Perhaps there are two types of cross experiences. There are some deliberately chosen, as Obi-Wan chose to “die” at the hands of Vader. Then there are the crosses that come to us disguised. Like the death of Luke’s uncle and aunt.

When we encounter such horrors in our life, we have no idea of their life giving potential. All we know is that we go through these experiences of incredible pain and devastation. We see no rhyme nor reason in them. We didn’t ask for them.

In the movie, Luke’s crisis proved to be the painful birth to his new life, his true life. Our own crises may also serve as the same birth pangs.

There are examples aplenty in the Scriptures. Think of Joseph sold into slavery, by his brothers no less. Or Daniel, seeing his homeland decimated, before he was taken away in slavery to serve a pagan ruler.

But we know how their stories turn out. We know that what began as unspeakable horror and pain turned out in the end, to be the first chapter of a story that ends with life, life for them and through them, life for others.

Lent seems like a good time to remember this spiritual principle.

Over the course of this Lunar New Year, I received news, virtually every other day, of a death in the family. No, not my immediate family, but the families of people I knew.

I think of red cloths replaced by cloths of black and white. (Red is the Chinese colour of celebration, black and white, the colours of death and mourning.) I think of family reunions now taking on a totally different significance.

All tragedies are finally samples of the tragedy of being human. All tragedies remind us that tragedy is a universal.

But if we believe that God is the author and finisher of our lives (Hebrews 12:2), if we believe that God uses every strand of our life as he weaves together the meaning of our lives (Romans 8:28), then we can face the tragedies of our lives with courage and faith.

However this requires that we embrace tragedies as potential life-giving crosses. This will be hard to do at first when we are paralyzed by pain, shock and anger. Which is why patience is such a fundamental Christian virtue.

J.R.R. Tolkien coined the term “eucatastrophe” to describe the reality of how our most horrific experiences can unexpectedly turn out for good. As Chris Armstrong puts it:

“Deep in the stream of Western literature runs a current J. R. R. Tolkien called ‘eucatastrophe’ literally, ‘good catastrophe.’ Tolkien served as a lieutenant in WW I and saw action in the offensive of the Somme before succumbing to trench fever. In a famous essay written many years after the armistice, he described how our favourite stories often bring us to the ‘sudden joyous ‘turn” that in the face of horrific events ‘denies’ universal final defeat,’ giving ‘a fleeting glimpse of Joy, Joy beyond the walls of the world, poignant as grief.’

Far from functioning as illegitimate escapes from reality, Tolkien argued, these tales of joy snatched from the jaws of tragedy point towards the central True Story of Christ’s passion and resurrection ‘the greatest and most complete conceivable eucatastrophe.’ All stories that hold out hope in the cataclysmic struggle between Good and Evil from the first fairy tale to the Lord of the Rings to Star Wars and beyond echo this greatest eucatastrophe.”

I believe this to be true but I can’t help thinking that a “eucatastrophe” is first a “catastrophe” before it is seen to be “eu” (i.e. good).

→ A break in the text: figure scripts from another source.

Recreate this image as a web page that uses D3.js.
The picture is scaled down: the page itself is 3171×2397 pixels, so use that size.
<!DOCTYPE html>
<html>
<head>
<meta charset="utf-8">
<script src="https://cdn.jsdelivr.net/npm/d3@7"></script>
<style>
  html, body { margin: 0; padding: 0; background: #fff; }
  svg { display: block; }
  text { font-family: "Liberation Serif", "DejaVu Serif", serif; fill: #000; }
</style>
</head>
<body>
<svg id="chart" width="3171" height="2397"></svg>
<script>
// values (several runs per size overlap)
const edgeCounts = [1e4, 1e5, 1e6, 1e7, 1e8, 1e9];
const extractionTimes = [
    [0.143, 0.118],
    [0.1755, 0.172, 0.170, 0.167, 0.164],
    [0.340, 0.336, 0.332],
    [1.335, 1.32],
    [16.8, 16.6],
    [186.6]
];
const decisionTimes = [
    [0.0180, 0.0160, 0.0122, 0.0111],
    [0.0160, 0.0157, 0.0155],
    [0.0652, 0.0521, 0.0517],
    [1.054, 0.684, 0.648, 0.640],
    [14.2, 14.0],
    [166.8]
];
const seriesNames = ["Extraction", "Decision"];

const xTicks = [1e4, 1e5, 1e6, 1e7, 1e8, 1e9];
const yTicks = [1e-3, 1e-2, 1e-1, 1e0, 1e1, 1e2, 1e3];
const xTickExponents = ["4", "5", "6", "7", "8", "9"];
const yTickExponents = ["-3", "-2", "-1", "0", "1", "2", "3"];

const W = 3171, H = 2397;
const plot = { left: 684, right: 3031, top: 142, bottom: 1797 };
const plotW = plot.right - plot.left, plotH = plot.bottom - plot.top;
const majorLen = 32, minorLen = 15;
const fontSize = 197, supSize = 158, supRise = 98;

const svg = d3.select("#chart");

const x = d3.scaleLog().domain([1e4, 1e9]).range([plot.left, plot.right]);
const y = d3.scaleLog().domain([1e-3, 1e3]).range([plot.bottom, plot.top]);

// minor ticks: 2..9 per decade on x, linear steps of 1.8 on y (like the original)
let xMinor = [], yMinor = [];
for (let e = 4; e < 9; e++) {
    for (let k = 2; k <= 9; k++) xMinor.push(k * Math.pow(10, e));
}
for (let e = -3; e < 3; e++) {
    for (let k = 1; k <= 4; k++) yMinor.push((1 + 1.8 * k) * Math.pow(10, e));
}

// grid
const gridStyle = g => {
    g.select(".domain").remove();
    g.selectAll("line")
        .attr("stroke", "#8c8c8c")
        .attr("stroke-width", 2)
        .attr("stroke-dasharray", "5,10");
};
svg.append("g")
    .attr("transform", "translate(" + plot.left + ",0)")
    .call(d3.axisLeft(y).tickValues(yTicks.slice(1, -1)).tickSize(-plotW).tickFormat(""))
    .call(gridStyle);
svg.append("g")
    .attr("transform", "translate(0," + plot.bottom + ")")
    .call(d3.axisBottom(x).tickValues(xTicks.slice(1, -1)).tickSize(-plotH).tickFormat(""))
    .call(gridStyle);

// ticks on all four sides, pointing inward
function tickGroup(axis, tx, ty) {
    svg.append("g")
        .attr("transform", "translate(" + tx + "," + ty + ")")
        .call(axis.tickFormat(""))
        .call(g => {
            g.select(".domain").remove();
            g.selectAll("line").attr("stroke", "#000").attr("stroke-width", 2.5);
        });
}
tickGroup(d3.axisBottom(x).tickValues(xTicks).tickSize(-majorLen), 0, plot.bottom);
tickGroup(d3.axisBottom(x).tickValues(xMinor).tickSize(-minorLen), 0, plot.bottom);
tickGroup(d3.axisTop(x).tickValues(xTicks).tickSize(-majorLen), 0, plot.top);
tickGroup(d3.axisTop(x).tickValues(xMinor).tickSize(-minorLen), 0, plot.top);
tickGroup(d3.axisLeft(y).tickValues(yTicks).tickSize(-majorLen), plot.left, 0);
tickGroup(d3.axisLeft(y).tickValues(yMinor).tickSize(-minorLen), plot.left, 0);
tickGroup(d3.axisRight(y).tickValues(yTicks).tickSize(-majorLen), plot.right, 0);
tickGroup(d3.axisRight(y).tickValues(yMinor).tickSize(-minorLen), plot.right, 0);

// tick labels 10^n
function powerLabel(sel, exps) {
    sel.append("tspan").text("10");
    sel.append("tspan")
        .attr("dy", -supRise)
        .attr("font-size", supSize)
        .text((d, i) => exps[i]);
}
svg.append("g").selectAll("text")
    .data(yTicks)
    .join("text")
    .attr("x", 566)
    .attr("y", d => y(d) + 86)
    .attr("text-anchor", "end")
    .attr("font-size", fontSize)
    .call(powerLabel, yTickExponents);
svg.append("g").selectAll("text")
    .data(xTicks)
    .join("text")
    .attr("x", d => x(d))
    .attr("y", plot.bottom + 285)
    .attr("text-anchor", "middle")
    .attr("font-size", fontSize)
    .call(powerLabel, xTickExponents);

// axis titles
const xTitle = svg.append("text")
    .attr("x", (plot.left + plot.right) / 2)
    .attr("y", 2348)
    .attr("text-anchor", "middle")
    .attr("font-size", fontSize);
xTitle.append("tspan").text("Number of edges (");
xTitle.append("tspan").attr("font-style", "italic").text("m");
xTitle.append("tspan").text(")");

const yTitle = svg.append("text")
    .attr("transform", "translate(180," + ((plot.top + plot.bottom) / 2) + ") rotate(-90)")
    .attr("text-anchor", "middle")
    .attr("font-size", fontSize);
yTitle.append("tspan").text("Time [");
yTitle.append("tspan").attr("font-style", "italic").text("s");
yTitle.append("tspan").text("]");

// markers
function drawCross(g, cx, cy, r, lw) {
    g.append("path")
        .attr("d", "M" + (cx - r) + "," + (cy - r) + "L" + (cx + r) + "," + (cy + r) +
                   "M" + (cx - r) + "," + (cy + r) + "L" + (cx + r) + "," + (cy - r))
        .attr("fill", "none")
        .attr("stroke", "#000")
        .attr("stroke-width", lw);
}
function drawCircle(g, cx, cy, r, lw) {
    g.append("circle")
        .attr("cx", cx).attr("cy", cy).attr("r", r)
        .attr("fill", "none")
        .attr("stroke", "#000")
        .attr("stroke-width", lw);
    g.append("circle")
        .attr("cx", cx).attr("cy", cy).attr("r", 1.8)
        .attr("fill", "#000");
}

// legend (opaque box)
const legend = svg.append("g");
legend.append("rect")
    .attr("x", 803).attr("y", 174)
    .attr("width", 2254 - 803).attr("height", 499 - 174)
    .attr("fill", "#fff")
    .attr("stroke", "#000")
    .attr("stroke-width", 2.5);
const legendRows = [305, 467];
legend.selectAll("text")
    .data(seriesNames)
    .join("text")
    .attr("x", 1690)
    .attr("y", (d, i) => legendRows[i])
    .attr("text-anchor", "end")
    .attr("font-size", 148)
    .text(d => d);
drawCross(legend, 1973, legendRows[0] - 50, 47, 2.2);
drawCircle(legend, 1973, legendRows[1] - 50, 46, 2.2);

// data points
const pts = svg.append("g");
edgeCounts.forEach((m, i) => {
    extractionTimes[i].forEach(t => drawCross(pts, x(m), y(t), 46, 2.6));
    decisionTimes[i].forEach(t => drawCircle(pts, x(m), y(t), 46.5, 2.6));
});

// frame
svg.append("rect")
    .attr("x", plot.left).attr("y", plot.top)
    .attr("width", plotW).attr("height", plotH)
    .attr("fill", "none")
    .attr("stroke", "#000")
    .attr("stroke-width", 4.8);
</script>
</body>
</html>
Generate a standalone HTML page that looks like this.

Good Friday precedes Easter.

On a good day, I know that all that is good in me can be traced to some of the most painful experiences of my life. (Though I wouldn’t want to wish that kind of pain on anyone.) At this stage of my life I am clearer about the pedagogical value of pain.

The boys and I haven’t had the time to watch Star Wars Episode 6. Besides, our DVD player has just given up the ghost. Still we will see Episode 6 at some point. We know, yet we need to see again, that there is indeed a happy ending.

And for those of us in the midst of pain, loss and confusion, I pray that you will find the courage to press on. There will be a happy ending. You’ll see. Because God is the author of your life. And He writes with a sure hand.